Porque así como es innegable que intrigamos al mundo entero por la peculiar convivencia con la muerte y nuestra Fiesta de Muertos que es tan extraordinaria y compleja como nuestra identidad; es también innegable que el mundo se sorprende ante la normalización que los mexicanos hemos hecho de los muertos. Desde que la estúpida guerra contra el narco y la corrupción sistémica convirtieron esta tierra en campo de fosas clandestinas, no hay mañana que no nos levantemos con un nuevo conteo, diez o treinta más o sólo uno, da igual: más muertos para el presupuesto de ventas. Transcurren los años y lo que debería ser escándalo, pasmo, a veces no llega siquiera al asombro.

¿Qué nos pasó?

Más de cien mil muertos, decapitados, desaparecidos, enterrados en fosas clandestinas, tirados en el basurero, reducidos a cenizas, ahogados en canales de podredumbre, muertos que cuelgan en las plazas públicas. ¿Por qué minimizamos a recuento lo que debería provocar escalofríos? ¿Será que nos convertimos todos en sepultureros?

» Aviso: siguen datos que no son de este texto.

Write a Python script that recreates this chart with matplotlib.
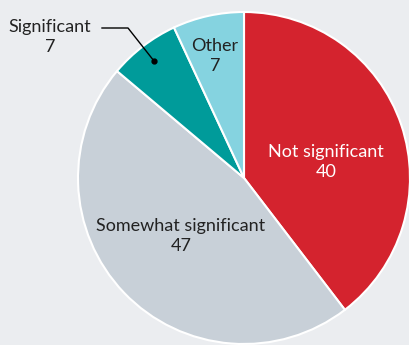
import matplotlib.pyplot as plt

# Survey responses
categories = ['Not significant', 'Somewhat significant', 'Significant', 'Other']
values = [40, 47, 7, 7]
colors = ['#d4232e', '#c8d0d8', '#009b9a', '#85d3e0']

plt.rcParams['font.family'] = ['Lato', 'DejaVu Sans']

W, H = 409, 345
fig = plt.figure(figsize=(W / 100, H / 100), dpi=100, facecolor='#ebedf0')
ax = fig.add_axes([0, 0, 1, 1])
ax.set_facecolor('#ebedf0')

cx, cy, r = 244, H - 178, 166
ax.pie(values, colors=colors, startangle=90, counterclock=False,
       center=(cx, cy), radius=r, frame=True,
       wedgeprops=dict(edgecolor='white', linewidth=1.5))
ax.set_xlim(0, W)
ax.set_ylim(0, H)
ax.set_aspect('equal')
ax.axis('off')

fs = 13
ls = 1.35
ax.text(326, H - 162, f'{categories[0]}\n{values[0]}', color='white',
        ha='center', va='center', fontsize=fs, linespacing=ls)
ax.text(181, H - 236, f'{categories[1]}\n{values[1]}', color='#222222',
        ha='center', va='center', fontsize=fs, linespacing=ls)
ax.text(215, H - 56, f'{categories[3]}\n{values[3]}', color='#222222',
        ha='center', va='center', fontsize=fs, linespacing=ls)
ax.text(50, H - 37, f'{categories[2]}\n{values[2]}', color='#222222',
        ha='center', va='center', fontsize=fs, linespacing=ls)

# Leader line for the small slice
ax.plot([102, 128, 154], [H - 28, H - 28, H - 61], color='black', lw=1)
ax.plot([154], [H - 61], 'o', color='black', ms=3.5)

fig.savefig('out.png', dpi=100, facecolor=fig.get_facecolor())
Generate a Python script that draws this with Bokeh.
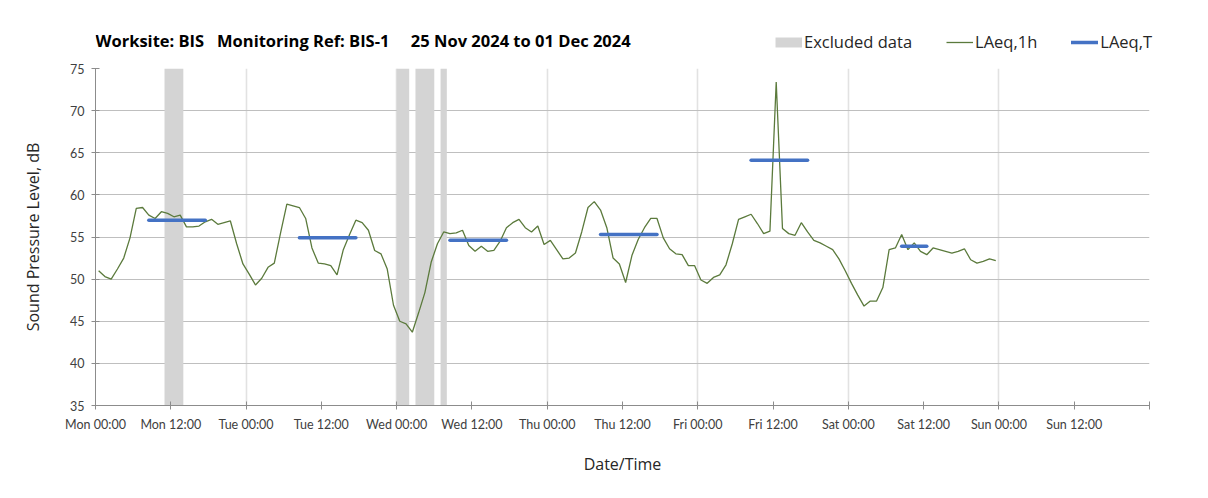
from bokeh.plotting import figure
from bokeh.layouts import column
from bokeh.models import (Range1d, FixedTicker, Label, Legend, LegendItem,
                          ColumnDataSource)
from bokeh.embed import file_html
from bokeh.resources import INLINE

# ---------------- data ----------------
NB = "\u00a0"
title_text = ("Worksite: BIS" + NB * 3 + "Monitoring Ref: BIS-1" + NB * 5 +
              "25 Nov 2024 to 01 Dec 2024")

# hourly LAeq,1h values, Mon 00:00 .. Sat 23:00 (one per hour)
laeq_1h = [
    # Mon
    51.0, 50.3, 50.0, 51.2, 52.5, 54.9, 58.4, 58.5, 57.6, 57.2, 58.0, 57.8,
    57.4, 57.6, 56.2, 56.2, 56.3, 56.8, 57.1, 56.5, 56.7, 56.9, 54.2, 51.8,
    # Tue
    50.6, 49.3, 50.1, 51.4, 51.9, 55.5, 58.9, 58.7, 58.5, 57.2, 53.7, 51.9,
    51.8, 51.6, 50.5, 53.5, 55.3, 57.0, 56.7, 55.8, 53.4, 53.0, 51.2, 46.9,
    # Wed
    45.0, 44.7, 43.7, 46.0, 48.4, 52.0, 54.2, 55.6, 55.4, 55.5, 55.8, 54.0,
    53.3, 53.9, 53.3, 53.4, 54.5, 56.1, 56.7, 57.1, 56.1, 55.6, 56.3, 54.1,
    # Thu
    54.6, 53.5, 52.4, 52.5, 53.1, 55.6, 58.5, 59.2, 58.2, 56.1, 52.5, 51.8,
    49.6, 52.8, 54.7, 56.1, 57.2, 57.2, 54.9, 53.6, 53.0, 52.9, 51.6, 51.6,
    # Fri
    49.9, 49.5, 50.2, 50.5, 51.7, 54.2, 57.1, 57.4, 57.7, 56.6, 55.4, 55.7,
    73.4, 56.0, 55.4, 55.2, 56.7, 55.6, 54.6, 54.3, 53.9, 53.5, 52.4, 51.0,
    # Sat
    49.5, 48.1, 46.8, 47.4, 47.4, 49.0, 53.5, 53.7, 55.3, 53.5, 54.3, 53.3,
    52.9, 53.7, 53.5, 53.3, 53.1, 53.3, 53.6, 52.3, 51.9, 52.1, 52.4, 52.2,
]
# hour (from Mon 00:00) of the middle of each hourly period
hour_mid = [h + 0.5 for h in range(len(laeq_1h))]

# LAeq,T periods (hours from Mon 00:00) and levels
laeqT_start = [8.5, 32.5, 56.5, 80.5, 104.5, 128.5]
laeqT_end = [17.5, 41.5, 65.5, 89.5, 113.5, 132.5]
laeqT_val = [57.0, 54.9, 54.6, 55.3, 64.1, 53.9]

# excluded data periods (hours from Mon 00:00)
excl_start = [11, 48, 51, 55]
excl_end = [14, 50, 54, 56]

tick_hours = list(range(0, 169, 12))
tick_labels = ["Mon 00:00", "Mon 12:00", "Tue 00:00", "Tue 12:00",
               "Wed 00:00", "Wed 12:00", "Thu 00:00", "Thu 12:00",
               "Fri 00:00", "Fri 12:00", "Sat 00:00", "Sat 12:00",
               "Sun 00:00", "Sun 12:00", ""]
day_hours = list(range(24, 169, 24))
y_ticks = [35, 40, 45, 50, 55, 60, 65, 70, 75]
y_min, y_max = 35, 75

FONT = "Lato"
FONT2 = "Open Sans"
TXT = "#404040"
C_EXCL = "#d4d4d4"
C_1H = "#5b7a3c"
C_T = "#4472c4"

W = 1200
HEAD_H = 61

# ---------------- header (title + legend) ----------------
head = figure(width=W, height=HEAD_H, frame_width=W, frame_height=HEAD_H,
              min_border=0, x_range=Range1d(0, W), y_range=Range1d(0, HEAD_H),
              output_backend="svg", toolbar_location=None)
head.axis.visible = False
head.grid.visible = False
head.outline_line_color = None
head.background_fill_color = "white"
head.border_fill_color = "white"

h_ex = head.line([float("nan")], [float("nan")], line_color=C_EXCL,
                 line_width=10, line_cap="butt")
h_1h = head.line([float("nan")], [float("nan")], line_color=C_1H, line_width=1.3)
h_T = head.line([float("nan")], [float("nan")], line_color=C_T, line_width=3.5,
                line_cap="round")
legend = Legend(items=[LegendItem(label="Excluded data", renderers=[h_ex]),
                       LegendItem(label="LAeq,1h", renderers=[h_1h]),
                       LegendItem(label="LAeq,T", renderers=[h_T])],
                orientation="horizontal", location=(775, HEAD_H - 53),
                glyph_width=27, glyph_height=14, label_standoff=2,
                spacing=34, padding=0, margin=0,
                label_text_font=FONT2, label_text_font_size="16.5px",
                label_text_color="#262626",
                border_line_color=None, background_fill_alpha=0)
head.add_layout(legend)
# title (the header's text layer is offset to the chart's plot-area edge)
head.add_layout(Label(x=0, y=HEAD_H - 40, x_units="screen", y_units="screen",
                      text=title_text, text_font=FONT2, text_font_size="16.5px",
                      text_font_style="bold", text_color="black",
                      text_baseline="middle", text_align="left"))

# ---------------- main chart ----------------
p = figure(width=W, height=430, frame_width=1054, frame_height=337,
           min_border_left=95, min_border_right=51, min_border_top=7,
           min_border_bottom=86,
           x_range=Range1d(0, 168), y_range=Range1d(y_min, y_max),
           output_backend="svg", toolbar_location=None)
p.outline_line_color = None
p.background_fill_color = "white"
p.border_fill_color = "white"

# grids
p.ygrid.ticker = FixedTicker(ticks=y_ticks)
p.ygrid.grid_line_color = "#bfbfbf"
p.ygrid.grid_line_width = 1
p.xgrid.ticker = FixedTicker(ticks=day_hours)
p.xgrid.grid_line_color = "#e2e2e2"
p.xgrid.grid_line_width = 1.6

# axes
for ax in (p.xaxis[0], p.yaxis[0]):
    ax.axis_line_color = "#8c8c8c"
    ax.major_tick_line_color = "#8c8c8c"
    ax.major_tick_in = 4
    ax.major_tick_out = 4
    ax.minor_tick_line_color = None
    ax.major_label_text_font = FONT
    ax.major_label_text_font_size = "12.5px"
    ax.major_label_text_color = TXT
    ax.axis_label_text_font = FONT2
    ax.axis_label_text_font_size = "16px"
    ax.axis_label_text_font_style = "normal"
    ax.axis_label_text_color = "#262626"

p.xaxis.ticker = FixedTicker(ticks=tick_hours)
p.xaxis.major_label_overrides = {h: lab for h, lab in zip(tick_hours, tick_labels)}
p.xaxis.major_label_standoff = 7
p.xaxis.axis_label = "Date/Time"
p.xaxis.axis_label_standoff = 18

p.yaxis.ticker = FixedTicker(ticks=y_ticks)
p.yaxis.major_label_standoff = 7
p.yaxis.axis_label = "Sound Pressure Level, dB"
p.yaxis.axis_label_standoff = 23

# excluded bands
excl_src = ColumnDataSource(dict(left=excl_start, right=excl_end,
                                 bottom=[y_min] * len(excl_start),
                                 top=[y_max] * len(excl_start)))
p.quad(left="left", right="right", bottom="bottom", top="top",
       source=excl_src, fill_color=C_EXCL, line_color=None)

# hourly line
p.line(hour_mid, laeq_1h, line_color=C_1H, line_width=1.3)

# LAeq,T segments
p.segment(x0=laeqT_start, x1=laeqT_end, y0=laeqT_val, y1=laeqT_val,
          line_color=C_T, line_width=3.5, line_cap="round")

layout = column(head, p, spacing=0)
open("out.html", "w").write(file_html(layout, INLINE))
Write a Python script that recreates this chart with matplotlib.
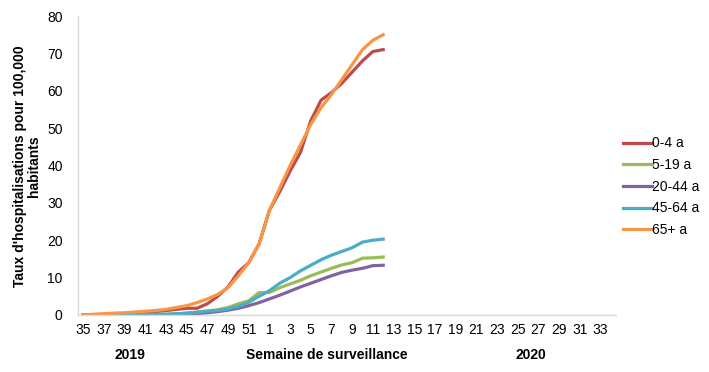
import matplotlib
matplotlib.use("Agg")
import matplotlib.pyplot as plt
import numpy as np

plt.rcParams['font.family'] = ['Liberation Sans', 'DejaVu Sans']

weeks = [str(w) for w in list(range(35, 53)) + list(range(1, 35))]

series_names = ["0-4 a", "5-19 a", "20-44 a", "45-64 a", "65+ a"]
colors = ["#BE4B48", "#9BBB59", "#8064A2", "#4BACC6", "#F79646"]

# weeks 35..52 (2019) then 1..12 (2020)
age_0_4 = [0, 0.1, 0.2, 0.3, 0.4, 0.5, 0.7, 0.9, 1.2, 1.5, 1.8, 1.8, 3.0, 5.0, 7.5, 11.5, 14, 19,
           28, 33, 38.5, 43.5, 52, 57.5, 59.5, 62, 65, 68, 70.5, 71]
age_5_19 = [0, 0, 0, 0, 0, 0, 0.1, 0.1, 0.2, 0.3, 0.5, 0.8, 1.1, 1.4, 2.0, 3.0, 3.8, 6.0,
            6.0, 7.3, 8.3, 9.3, 10.5, 11.5, 12.5, 13.4, 14.0, 15.2, 15.3, 15.5]
age_20_44 = [0, 0, 0, 0, 0, 0, 0, 0.1, 0.1, 0.2, 0.3, 0.4, 0.6, 0.9, 1.3, 1.8, 2.5, 3.3,
             4.3, 5.3, 6.4, 7.5, 8.5, 9.5, 10.5, 11.4, 12.0, 12.5, 13.2, 13.3]
age_45_64 = [0, 0, 0, 0, 0, 0.1, 0.1, 0.2, 0.2, 0.3, 0.5, 0.7, 1.0, 1.2, 1.6, 2.3, 3.4, 5.0,
             6.5, 8.5, 10.0, 11.8, 13.3, 14.8, 16.0, 17.0, 18.0, 19.5, 20.0, 20.3]
age_65 = [0, 0.2, 0.3, 0.5, 0.6, 0.8, 1.0, 1.2, 1.5, 2.0, 2.5, 3.3, 4.3, 5.5, 7.3, 10.5, 14, 19,
          28, 34, 40, 45.5, 51, 55.5, 59, 63, 67, 71, 73.5, 75]

data = [age_0_4, age_5_19, age_20_44, age_45_64, age_65]

fig = plt.figure(figsize=(7.09, 3.72), dpi=100)
ax = fig.add_axes([78/709, 1-315/372, (616-78)/709, (315-16)/372])

x_all = np.arange(len(weeks))
for name, vals, c in zip(series_names, data, colors):
    ax.plot(x_all[:len(vals)], vals, color=c, lw=2.3, label=name, solid_joinstyle='round')

ax.set_xlim(-0.5, len(weeks) - 0.5)
ax.set_ylim(0, 80)
ax.set_yticks(np.arange(0, 81, 10))
ax.set_xticks(x_all[::2])
ax.set_xticklabels(weeks[::2])
ax.tick_params(axis='both', length=0, labelsize=10, colors='#000000')
ax.tick_params(axis='x', pad=6)
ax.tick_params(axis='y', pad=11)
for s in ['top', 'right']:
    ax.spines[s].set_visible(False)
for s in ['left', 'bottom']:
    ax.spines[s].set_color('#D9D9D9')
    ax.spines[s].set_linewidth(1.0)

fig.text(27/709, 1-166/372, "Taux d'hospitalisations pour 100,000\nhabitants", rotation=90,
         ha='center', va='center', fontsize=10, fontweight='bold', linespacing=1.0)
fig.text(130/709, 1-355/372, "2019", ha='center', va='center', fontsize=10, fontweight='bold')
fig.text(327/709, 1-355/372, "Semaine de surveillance", ha='center', va='center', fontsize=10, fontweight='bold')
fig.text(531/709, 1-355/372, "2020", ha='center', va='center', fontsize=10, fontweight='bold')

leg = fig.legend(loc='upper left', bbox_to_anchor=(610/709, 1-124/372), frameon=False,
                 fontsize=10, handlelength=2.1, handletextpad=0.0, labelspacing=0.55)

fig.savefig("out.png", dpi=100, facecolor='white')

Dentro de poco será Día de Muertos, de esos que no son de nadie pero que son de todos; será el día para celebrar a esas personas que tuvieron nombre y apellido, que tuvieron una lengua dentro del cráneo y que alguna vez estuvieron vivos, cantando.
Los que quedamos, los que vivimos ¿no deberíamos honrarlos a ellos, y sobre todo honrarnos a nosotros mismos, defendiendo la vida, indignándonos?

Cometeré la más grande de las herejías parafraseando a Shakespeare:

¿Costaron estos huesos su crianza sólo para jugar a las estadísticas con ellos? Me duele pensarlo.